First, remember that the holiday season starts with a celebration of community and gratitude - a celebration of abundance. The holidays may be a good time to start a meditation practice, or just a grateful practice, as I call it, which is simply making my first thought in the morning and my last thought at night "I am so grateful for ....." No matter how bad a day is, finding something that I am grateful for and breathing and smiling brings me peace. It must be some law of the universe that peace follows every grateful thought.

To help get you in the grateful zone, here are some of my favorite quotes about gratitude:

Buddha: Let us rise up and be thankful, for if we didn't learn a lot today, at least we learned a little, and if we did not learn a little, at least we didn't get sick, and if we got sick, at least we didn't die; so let us all be thankful.
Cicero: Gratitude is not only the greatest of virtues, but the parent of all of the others.
Ralph Waldo Emerson: I awoke this morning with devout thanksgiving for my friends, the old and the new.

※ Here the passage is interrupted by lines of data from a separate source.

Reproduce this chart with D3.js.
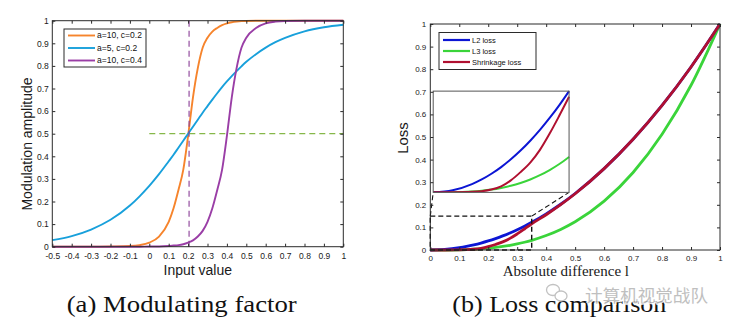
<!DOCTYPE html>
<html>
<head>
<meta charset="utf-8">
<script src="https://cdn.jsdelivr.net/npm/d3@7"></script>
<style>
  body { margin: 0; background: #fff; }
  text { font-family: "Liberation Sans", Arial, sans-serif; }
</style>
</head>
<body>
<script>
// ---- data ----
// (a) modulating factor
var inputX = [-0.5, -0.4, -0.3, -0.2, -0.1, -0.05, 0, 0.05, 0.1, 0.125, 0.15, 0.175, 0.2, 0.225, 0.25, 0.275,
              0.3, 0.325, 0.35, 0.375, 0.4, 0.425, 0.45, 0.475, 0.5, 0.55, 0.6, 0.65, 0.7, 0.8, 0.9, 1.0];
var orangeA10c02 = [0, 0, 0, 0.001, 0.003, 0.007, 0.018, 0.045, 0.11, 0.17, 0.25, 0.34, 0.49, 0.66, 0.79, 0.88,
                    0.925, 0.952, 0.968, 0.98, 0.988, 0.993, 0.996, 0.998, 0.999, 1, 1, 1, 1, 1, 1, 1];
var blueA5c02 = [0.029, 0.047, 0.076, 0.119, 0.182, 0.223, 0.269, 0.321, 0.378, 0.407, 0.438, 0.469, 0.5, 0.531, 0.562, 0.593,
                 0.622, 0.651, 0.679, 0.706, 0.731, 0.755, 0.777, 0.798, 0.818, 0.852, 0.881, 0.905, 0.924, 0.953, 0.971, 0.982];
var purpleA10c04 = [0, 0, 0, 0, 0, 0, 0.001, 0.001, 0.003, 0.005, 0.007, 0.011, 0.018, 0.028, 0.045, 0.07,
                    0.11, 0.17, 0.25, 0.34, 0.49, 0.66, 0.79, 0.88, 0.925, 0.968, 0.988, 0.996, 0.999, 1, 1, 1];
var legendA = ["a=10, c=0.2", "a=5, c=0.2", "a=10, c=0.4"];

// (b) loss comparison
var diffX = [0, 0.05, 0.1, 0.125, 0.15, 0.175, 0.2, 0.225, 0.25, 0.275, 0.3, 0.325, 0.35, 0.4, 0.45, 0.5, 0.6, 0.7, 0.8, 0.9, 1];
var l2Loss = [0, 0.0025, 0.01, 0.0156, 0.0225, 0.0306, 0.04, 0.0506, 0.0625, 0.0756, 0.09, 0.1056, 0.1225, 0.16, 0.2025, 0.25, 0.36, 0.49, 0.64, 0.81, 1];
var l3Loss = [0, 0.0001, 0.001, 0.002, 0.0034, 0.0054, 0.008, 0.0114, 0.0156, 0.0208, 0.027, 0.0343, 0.0429, 0.064, 0.0911, 0.125, 0.216, 0.343, 0.512, 0.729, 1];
var shrinkLoss = [0, 0.0001, 0.0006, 0.0014, 0.0034, 0.0073, 0.0145, 0.0245, 0.036, 0.0514, 0.0711, 0.0929, 0.1156, 0.156, 0.2005, 0.249, 0.36, 0.49, 0.64, 0.81, 1];
var legendB = ["L2 loss", "L3 loss", "Shrinkage loss"];

var ticksA = d3.range(-5, 11).map(function(i) { return i / 10; });
var ticks01 = d3.range(0, 11).map(function(i) { return i / 10; });

var svg = d3.select("body").append("svg").attr("width", 731).attr("height", 327);

function fmt(d) { return String(+d.toFixed(1)); }

// box + inward ticks on all four sides, matlab style
function drawAxes(g, x, y, xt, yt, fs, padx, pady)
{
  var b = y.range()[0], t = y.range()[1], l = x.range()[0], r = x.range()[1];
  g.append("g").attr("transform", "translate(0," + b + ")")
     .call(d3.axisBottom(x).tickValues(xt).tickSize(-3).tickPadding(padx).tickFormat(fmt));
  g.append("g").attr("transform", "translate(" + l + ",0)")
     .call(d3.axisLeft(y).tickValues(yt).tickSize(-3).tickPadding(pady).tickFormat(fmt));
  g.append("g").attr("transform", "translate(0," + t + ")")
     .call(d3.axisTop(x).tickValues(xt).tickSize(-3).tickFormat(""));
  g.append("g").attr("transform", "translate(" + r + ",0)")
     .call(d3.axisRight(y).tickValues(yt).tickSize(-3).tickFormat(""));
  g.selectAll(".domain").remove();
  g.selectAll(".tick line").attr("stroke", "#2b2b2b");
  g.selectAll(".tick text").attr("fill", "#1a1a1a").style("font-size", fs + "px")
     .style("font-family", "'Liberation Sans', Arial, sans-serif");
  g.append("rect").attr("x", l).attr("y", t).attr("width", r - l).attr("height", b - t)
     .attr("fill", "none").attr("stroke", "#2b2b2b").attr("stroke-width", 1);
}

function legend(g, x0, y0, w, rowy, names, colors, fs, lw)
{
  g.append("rect").attr("x", x0).attr("y", y0).attr("width", w).attr("height", rowy[2] - rowy[0] + 2 * (rowy[0] - y0))
    .attr("fill", "#fff").attr("stroke", "#2b2b2b").attr("stroke-width", 1);
  names.forEach(function(n, i) {
    g.append("line").attr("x1", x0 + 4).attr("x2", x0 + 31).attr("y1", rowy[i]).attr("y2", rowy[i])
      .attr("stroke", colors[i]).attr("stroke-width", lw);
    g.append("text").attr("x", x0 + 33).attr("y", rowy[i]).attr("dy", "0.35em")
      .style("font-size", fs + "px").attr("fill", "#111").text(n);
  });
}

// ---------- (a) ----------
var ga = svg.append("g");
var xa = d3.scaleLinear().domain([-0.5, 1]).range([52.3, 343.3]);
var ya = d3.scaleLinear().domain([0, 1]).range([246.7, 20.7]);
var lineA = function(vals) {
  return d3.line().curve(d3.curveMonotoneX)
    .x(function(d, i) { return xa(inputX[i]); })
    .y(function(d) { return ya(d); })(vals);
};
var colorsA = ["#f6842c", "#18a0db", "#9a3ea6"];
[orangeA10c02, blueA5c02, purpleA10c04].forEach(function(s, i) {
  ga.append("path").attr("d", lineA(s)).attr("fill", "none").attr("stroke", colorsA[i]).attr("stroke-width", 1.9);
});
// guide lines
ga.append("line").attr("x1", xa(0)).attr("x2", xa(1)).attr("y1", ya(0.5)).attr("y2", ya(0.5))
  .attr("stroke", "#86b84a").attr("stroke-width", 1.2).attr("stroke-dasharray", "6,4");
ga.append("line").attr("x1", xa(0.205)).attr("x2", xa(0.205)).attr("y1", ya(0)).attr("y2", ya(1))
  .attr("stroke", "#8a3c96").attr("stroke-width", 1.1).attr("stroke-dasharray", "6,4");
drawAxes(ga, xa, ya, ticksA, ticks01, 8.5, 6, 3.5);
legend(ga, 64, 29, 82, [35.5, 48, 60.5], legendA, colorsA, 8.5, 1.9);

ga.append("text").attr("x", 197.8).attr("y", 275).attr("text-anchor", "middle")
  .style("font-size", "14px").attr("fill", "#1a1a1a").text("Input value");
ga.append("text").attr("transform", "translate(32,144) rotate(-90)").attr("text-anchor", "middle")
  .style("font-size", "14px").attr("fill", "#1a1a1a").text("Modulation amplitude");

// ---------- (b) ----------
var gb = svg.append("g");
var xb = d3.scaleLinear().domain([0, 1]).range([430.3, 720]);
var yb = d3.scaleLinear().domain([0, 1]).range([250, 24]);
var colorsB = ["#0c16d4", "#3ad43a", "#b01030"];
function lineB(xs, ys, vals) {
  return d3.line().curve(d3.curveMonotoneX)
    .x(function(d, i) { return xs(diffX[i]); })
    .y(function(d) { return ys(d); })(vals);
}
[[l3Loss, 1], [l2Loss, 0], [shrinkLoss, 2]].forEach(function(p) {
  gb.append("path").attr("d", lineB(xb, yb, p[0])).attr("fill", "none")
    .attr("stroke", colorsB[p[1]]).attr("stroke-width", 2.8);
});

// zoom rectangle and inset
var zoomX = [0, 0.35], zoomY = [0, 0.15];
var insetX = [0.01, 0.479], insetY = [0.255, 0.703];
gb.append("rect").attr("x", xb(zoomX[0])).attr("y", yb(zoomY[1]))
  .attr("width", xb(zoomX[1]) - xb(zoomX[0])).attr("height", yb(zoomY[0]) - yb(zoomY[1]))
  .attr("fill", "none").attr("stroke", "#111").attr("stroke-width", 1.4).attr("stroke-dasharray", "5,3");
gb.append("line").attr("x1", xb(zoomX[0])).attr("y1", yb(zoomY[1])).attr("x2", xb(insetX[0])).attr("y2", yb(insetY[0]))
  .attr("stroke", "#111").attr("stroke-width", 1.1).attr("stroke-dasharray", "5,3");
gb.append("line").attr("x1", xb(zoomX[1])).attr("y1", yb(zoomY[1])).attr("x2", xb(insetX[1])).attr("y2", yb(insetY[0]))
  .attr("stroke", "#111").attr("stroke-width", 1.1).attr("stroke-dasharray", "5,3");

var xi = d3.scaleLinear().domain([0, 0.35]).range([xb(insetX[0]), xb(insetX[1])]);
var yi = d3.scaleLinear().domain([0, 0.1225]).range([yb(insetY[0]), yb(insetY[1])]);
gb.append("clipPath").attr("id", "insetclip").append("rect")
  .attr("x", xi.range()[0]).attr("y", yi.range()[1] - 2)
  .attr("width", xi.range()[1] - xi.range()[0] + 1).attr("height", yi.range()[0] - yi.range()[1] + 2);
gb.append("rect").attr("x", xi.range()[0]).attr("y", yi.range()[1])
  .attr("width", xi.range()[1] - xi.range()[0]).attr("height", yi.range()[0] - yi.range()[1])
  .attr("fill", "#fff");
var gi = gb.append("g").attr("clip-path", "url(#insetclip)");
[[l3Loss, 1], [l2Loss, 0], [shrinkLoss, 2]].forEach(function(p) {
  var n = diffX.filter(function(v) { return v <= 0.35; }).length;
  gi.append("path").attr("d", lineB(xi, yi, p[0].slice(0, n))).attr("fill", "none")
    .attr("stroke", colorsB[p[1]]).attr("stroke-width", 2);
});
gb.append("rect").attr("x", xi.range()[0]).attr("y", yi.range()[1])
  .attr("width", xi.range()[1] - xi.range()[0]).attr("height", yi.range()[0] - yi.range()[1])
  .attr("fill", "none").attr("stroke", "#555").attr("stroke-width", 1);

drawAxes(gb, xb, yb, ticks01, ticks01, 8, 5, 4);
legend(gb, 439, 32.5, 97, [40, 51, 62], legendB, colorsB, 7.5, 2.2);

gb.append("text").attr("x", 565.8).attr("y", 276).attr("text-anchor", "middle")
  .style("font-size", "15px").style("font-family", "'Liberation Serif', 'Times New Roman', serif")
  .attr("fill", "#1a1a1a").text("Absolute difference l");
gb.append("text").attr("transform", "translate(407.5,138) rotate(-90)").attr("text-anchor", "middle")
  .style("font-size", "15px").attr("fill", "#1a1a1a").text("Loss");

// ---------- captions ----------
svg.append("text").attr("x", 66.7).attr("y", 311.7).attr("textLength", 230).attr("lengthAdjust", "spacingAndGlyphs")
  .style("font-size", "24px").style("font-family", "'Liberation Serif', 'Times New Roman', serif")
  .attr("fill", "#111").text("(a) Modulating factor");
svg.append("text").attr("x", 452.3).attr("y", 311.7).attr("textLength", 214).attr("lengthAdjust", "spacingAndGlyphs")
  .style("font-size", "24px").style("font-family", "'Liberation Serif', 'Times New Roman', serif")
  .attr("fill", "#111").text("(b) Loss comparison");

// watermark (lies over the caption, as in the source)
var wm = svg.append("g").attr("opacity", 0.85);
wm.append("ellipse").attr("cx", 553).attr("cy", 290).attr("rx", 6.5).attr("ry", 5.5)
  .attr("fill", "#fff").attr("stroke", "#b8b8b8").attr("stroke-width", 1.3);
wm.append("ellipse").attr("cx", 561).attr("cy", 296).attr("rx", 6).attr("ry", 5)
  .attr("fill", "#fff").attr("stroke", "#b8b8b8").attr("stroke-width", 1.3);
wm.append("text").attr("x", 585).attr("y", 302).attr("textLength", 123).attr("lengthAdjust", "spacingAndGlyphs")
  .style("font-size", "17px").style("font-family", "'Noto Sans CJK SC', sans-serif")
  .attr("fill", "#b5b5b5").attr("stroke", "#fff").attr("stroke-width", 2.5).attr("paint-order", "stroke")
  .text("计算机视觉战队");
</script>
</body>
</html>
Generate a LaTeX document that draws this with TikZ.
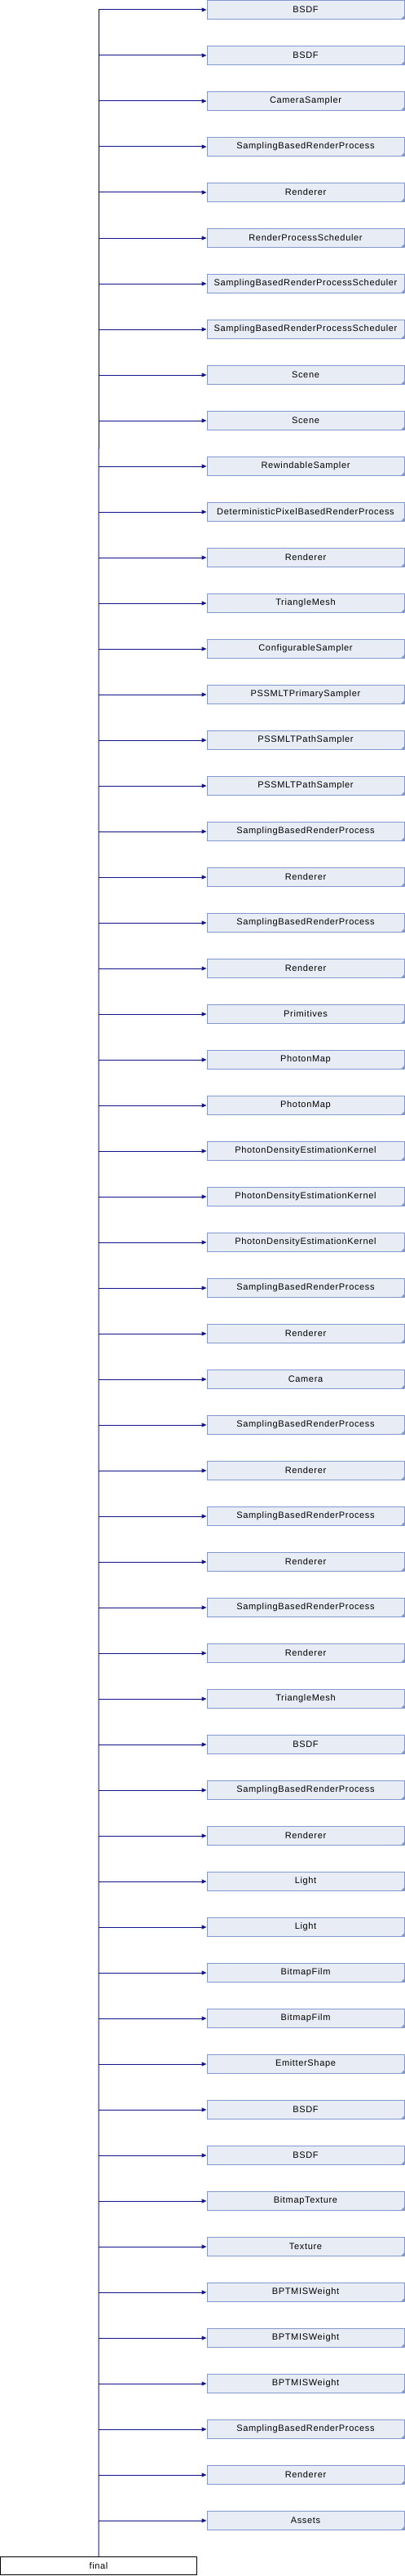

With gratitude and abundance in mind, I want to encourage families to slow down, enjoy the extra time off from work and school that holidays provide and enjoy each other's company. If your days off are full of errands, you feel irritable and angry, or are just stretched too far, or if whenever you are all at home your family is separated throughout the house, chances are good that you are not enjoying this holiday season, and the rituals that matter are not the focus.

Try this: Ask everyone in your family to identify the most important thing about Thanksgiving and Christmas/Hanakah, or Kwanza. Next, ask them what food they need to "make the holiday special," and keep a list of what everyone says. Then, over a meal, talk about your desire to make the holidays as simple, rewarding and fun as possible and ask everyone to help identify what is important, and "must" happen, and which things are usually more bother than they are worth. You might be surprised at what comes out of their mouths.

Please try not to pout when no one really cares about the fancy wrapping, or special brining for the turkey that takes three days - no wincing, begging, or bribing either. Just listen and if you must, you can ask questions - are the house lights important, is seeing the nutcracker an important part of our holiday, would people rather be home or at grandma's on Christmas morning, is there a community service project we could do that would be fun and we could do as a family? After everyone has voted an opinion - and I mean everyone - even he most withdrawn, angsty teen, try and describe the holiday that includes only what everyone really wants, and see if the family "buys" it.

Next step is the plan, who will do what, which may knock a few other things off the "gotta do" list, and viola, you have a holiday that means something - a conscious process that celebrates what is important to everyone in your family.

Now sit down with a cup of tea, enjoy the peace and feel the love! Happy holidays from Teen Health 411.